[BEGIN Dataset excerpt]
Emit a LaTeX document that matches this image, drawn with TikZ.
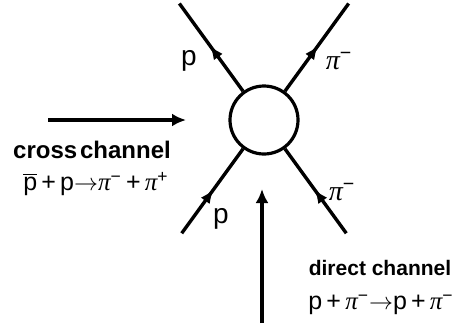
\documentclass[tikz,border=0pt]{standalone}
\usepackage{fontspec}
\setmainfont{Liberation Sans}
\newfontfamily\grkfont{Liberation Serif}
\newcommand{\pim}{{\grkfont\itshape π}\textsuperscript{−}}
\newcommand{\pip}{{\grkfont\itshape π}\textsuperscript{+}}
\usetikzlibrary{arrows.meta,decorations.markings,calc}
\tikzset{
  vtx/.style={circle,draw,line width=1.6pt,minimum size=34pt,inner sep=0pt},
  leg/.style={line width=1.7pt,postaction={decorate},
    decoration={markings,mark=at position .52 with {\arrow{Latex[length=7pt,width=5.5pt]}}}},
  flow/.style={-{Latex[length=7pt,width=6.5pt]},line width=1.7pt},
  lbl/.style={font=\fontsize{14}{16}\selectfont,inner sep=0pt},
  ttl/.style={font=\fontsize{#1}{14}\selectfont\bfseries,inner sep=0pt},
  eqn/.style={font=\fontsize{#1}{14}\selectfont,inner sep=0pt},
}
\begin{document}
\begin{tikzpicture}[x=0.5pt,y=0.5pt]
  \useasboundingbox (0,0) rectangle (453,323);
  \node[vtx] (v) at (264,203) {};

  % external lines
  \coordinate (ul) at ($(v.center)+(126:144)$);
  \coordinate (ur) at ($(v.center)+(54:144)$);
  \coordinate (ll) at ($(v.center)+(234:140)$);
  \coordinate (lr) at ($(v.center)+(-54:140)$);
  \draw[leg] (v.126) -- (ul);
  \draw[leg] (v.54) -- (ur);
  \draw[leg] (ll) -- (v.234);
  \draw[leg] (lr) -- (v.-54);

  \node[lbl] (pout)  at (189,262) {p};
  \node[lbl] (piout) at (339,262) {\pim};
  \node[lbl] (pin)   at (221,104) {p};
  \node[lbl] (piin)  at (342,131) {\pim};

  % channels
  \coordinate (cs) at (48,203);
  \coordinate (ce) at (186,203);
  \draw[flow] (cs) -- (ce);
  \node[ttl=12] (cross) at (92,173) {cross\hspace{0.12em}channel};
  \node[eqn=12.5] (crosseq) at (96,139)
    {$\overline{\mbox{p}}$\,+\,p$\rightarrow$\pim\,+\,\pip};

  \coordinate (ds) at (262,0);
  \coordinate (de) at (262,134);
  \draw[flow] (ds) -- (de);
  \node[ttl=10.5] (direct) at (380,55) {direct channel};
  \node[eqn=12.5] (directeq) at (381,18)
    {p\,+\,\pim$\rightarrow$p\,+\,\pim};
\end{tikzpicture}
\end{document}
[END Dataset excerpt]
# Stated problem
Return each line from the material above exactly, but not the pictures.

# Answer to this problem
Emit a LaTeX document that matches this image, drawn with TikZ.
\documentclass[tikz,border=0pt]{standalone}
\usepackage{fontspec}
\setmainfont{Liberation Sans}
\newfontfamily\grkfont{Liberation Serif}
\newcommand{\pim}{{\grkfont\itshape π}\textsuperscript{−}}
\newcommand{\pip}{{\grkfont\itshape π}\textsuperscript{+}}
\usetikzlibrary{arrows.meta,decorations.markings,calc}
\tikzset{
  vtx/.style={circle,draw,line width=1.6pt,minimum size=34pt,inner sep=0pt},
  leg/.style={line width=1.7pt,postaction={decorate},
    decoration={markings,mark=at position .52 with {\arrow{Latex[length=7pt,width=5.5pt]}}}},
  flow/.style={-{Latex[length=7pt,width=6.5pt]},line width=1.7pt},
  lbl/.style={font=\fontsize{14}{16}\selectfont,inner sep=0pt},
  ttl/.style={font=\fontsize{#1}{14}\selectfont\bfseries,inner sep=0pt},
  eqn/.style={font=\fontsize{#1}{14}\selectfont,inner sep=0pt},
}
\begin{document}
\begin{tikzpicture}[x=0.5pt,y=0.5pt]
  \useasboundingbox (0,0) rectangle (453,323);
  \node[vtx] (v) at (264,203) {};

  % external lines
  \coordinate (ul) at ($(v.center)+(126:144)$);
  \coordinate (ur) at ($(v.center)+(54:144)$);
  \coordinate (ll) at ($(v.center)+(234:140)$);
  \coordinate (lr) at ($(v.center)+(-54:140)$);
  \draw[leg] (v.126) -- (ul);
  \draw[leg] (v.54) -- (ur);
  \draw[leg] (ll) -- (v.234);
  \draw[leg] (lr) -- (v.-54);

  \node[lbl] (pout)  at (189,262) {p};
  \node[lbl] (piout) at (339,262) {\pim};
  \node[lbl] (pin)   at (221,104) {p};
  \node[lbl] (piin)  at (342,131) {\pim};

  % channels
  \coordinate (cs) at (48,203);
  \coordinate (ce) at (186,203);
  \draw[flow] (cs) -- (ce);
  \node[ttl=12] (cross) at (92,173) {cross\hspace{0.12em}channel};
  \node[eqn=12.5] (crosseq) at (96,139)
    {$\overline{\mbox{p}}$\,+\,p$\rightarrow$\pim\,+\,\pip};

  \coordinate (ds) at (262,0);
  \coordinate (de) at (262,134);
  \draw[flow] (ds) -- (de);
  \node[ttl=10.5] (direct) at (380,55) {direct channel};
  \node[eqn=12.5] (directeq) at (381,18)
    {p\,+\,\pim$\rightarrow$p\,+\,\pim};
\end{tikzpicture}
\end{document}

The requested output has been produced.